WORK TO COMPLETE:
Collect all lines from the listing that include the string "React".

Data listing
☆ ☆ ☆
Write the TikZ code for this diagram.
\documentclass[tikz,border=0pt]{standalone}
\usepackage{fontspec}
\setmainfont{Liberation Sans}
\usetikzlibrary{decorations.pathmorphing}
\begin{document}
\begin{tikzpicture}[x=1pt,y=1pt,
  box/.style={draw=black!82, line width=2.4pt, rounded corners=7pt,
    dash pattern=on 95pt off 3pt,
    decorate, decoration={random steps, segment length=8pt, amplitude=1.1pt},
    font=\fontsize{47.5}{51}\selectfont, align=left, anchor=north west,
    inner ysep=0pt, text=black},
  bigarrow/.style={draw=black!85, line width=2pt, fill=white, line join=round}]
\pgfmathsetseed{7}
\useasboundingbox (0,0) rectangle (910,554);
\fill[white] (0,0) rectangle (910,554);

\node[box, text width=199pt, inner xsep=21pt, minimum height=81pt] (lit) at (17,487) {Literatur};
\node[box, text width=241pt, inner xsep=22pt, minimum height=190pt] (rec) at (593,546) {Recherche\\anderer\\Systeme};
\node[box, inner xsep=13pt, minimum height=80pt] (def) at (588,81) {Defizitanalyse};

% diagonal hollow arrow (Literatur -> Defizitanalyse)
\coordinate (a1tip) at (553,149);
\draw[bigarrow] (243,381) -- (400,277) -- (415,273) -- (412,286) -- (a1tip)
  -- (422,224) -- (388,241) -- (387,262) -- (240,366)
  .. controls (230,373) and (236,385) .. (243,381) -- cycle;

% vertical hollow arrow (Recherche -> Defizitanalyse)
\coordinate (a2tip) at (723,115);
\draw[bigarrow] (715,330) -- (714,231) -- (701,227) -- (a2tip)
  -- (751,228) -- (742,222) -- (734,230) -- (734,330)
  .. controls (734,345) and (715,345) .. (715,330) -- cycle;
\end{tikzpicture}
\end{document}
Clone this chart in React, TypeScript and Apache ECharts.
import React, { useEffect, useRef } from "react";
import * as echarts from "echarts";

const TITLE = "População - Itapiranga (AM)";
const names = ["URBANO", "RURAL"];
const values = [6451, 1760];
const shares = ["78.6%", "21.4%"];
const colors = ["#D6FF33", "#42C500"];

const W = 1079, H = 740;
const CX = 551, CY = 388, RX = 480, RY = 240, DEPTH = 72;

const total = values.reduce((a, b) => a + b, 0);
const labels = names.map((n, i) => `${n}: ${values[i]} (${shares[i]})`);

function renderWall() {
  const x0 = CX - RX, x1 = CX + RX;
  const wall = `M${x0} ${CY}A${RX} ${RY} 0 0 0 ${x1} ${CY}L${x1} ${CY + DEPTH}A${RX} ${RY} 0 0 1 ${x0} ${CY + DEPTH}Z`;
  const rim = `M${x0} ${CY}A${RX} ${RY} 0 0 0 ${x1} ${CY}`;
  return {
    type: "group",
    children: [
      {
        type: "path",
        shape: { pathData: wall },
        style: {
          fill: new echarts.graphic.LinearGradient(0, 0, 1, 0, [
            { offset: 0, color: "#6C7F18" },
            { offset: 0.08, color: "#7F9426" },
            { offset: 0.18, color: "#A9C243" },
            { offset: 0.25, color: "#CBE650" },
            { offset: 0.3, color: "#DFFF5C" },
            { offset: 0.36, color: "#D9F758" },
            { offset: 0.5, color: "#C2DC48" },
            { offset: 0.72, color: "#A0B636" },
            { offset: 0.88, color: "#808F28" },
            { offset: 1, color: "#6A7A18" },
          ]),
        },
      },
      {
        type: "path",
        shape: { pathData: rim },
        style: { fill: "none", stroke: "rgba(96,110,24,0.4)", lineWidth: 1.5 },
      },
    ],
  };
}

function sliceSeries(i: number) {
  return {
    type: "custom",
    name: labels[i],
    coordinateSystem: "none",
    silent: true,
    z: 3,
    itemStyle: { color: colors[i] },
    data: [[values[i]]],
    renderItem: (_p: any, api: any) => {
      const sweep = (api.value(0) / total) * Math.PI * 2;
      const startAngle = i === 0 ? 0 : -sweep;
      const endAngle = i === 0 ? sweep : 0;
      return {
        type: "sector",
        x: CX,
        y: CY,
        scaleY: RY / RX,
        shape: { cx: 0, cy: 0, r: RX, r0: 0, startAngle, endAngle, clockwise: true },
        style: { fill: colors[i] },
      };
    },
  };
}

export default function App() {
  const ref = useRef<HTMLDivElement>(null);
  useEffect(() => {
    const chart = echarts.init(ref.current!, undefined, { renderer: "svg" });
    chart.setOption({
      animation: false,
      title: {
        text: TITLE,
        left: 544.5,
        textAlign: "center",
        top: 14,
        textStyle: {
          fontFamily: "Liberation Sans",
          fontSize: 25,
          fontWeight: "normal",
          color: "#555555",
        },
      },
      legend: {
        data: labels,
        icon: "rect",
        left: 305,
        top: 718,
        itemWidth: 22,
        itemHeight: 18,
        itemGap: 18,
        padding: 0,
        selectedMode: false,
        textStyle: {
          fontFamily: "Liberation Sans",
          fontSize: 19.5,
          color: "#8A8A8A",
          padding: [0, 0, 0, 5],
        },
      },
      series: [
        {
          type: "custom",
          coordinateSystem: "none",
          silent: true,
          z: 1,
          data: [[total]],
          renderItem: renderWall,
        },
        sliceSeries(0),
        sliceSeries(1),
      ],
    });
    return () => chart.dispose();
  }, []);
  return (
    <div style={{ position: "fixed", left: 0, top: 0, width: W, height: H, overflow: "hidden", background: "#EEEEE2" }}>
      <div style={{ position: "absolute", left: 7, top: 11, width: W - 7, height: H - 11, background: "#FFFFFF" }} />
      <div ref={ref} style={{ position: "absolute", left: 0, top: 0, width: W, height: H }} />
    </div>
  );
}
☆ ☆ ☆
ANSWER:
Clone this chart in React, TypeScript and Apache ECharts.
import React, { useEffect, useRef } from "react";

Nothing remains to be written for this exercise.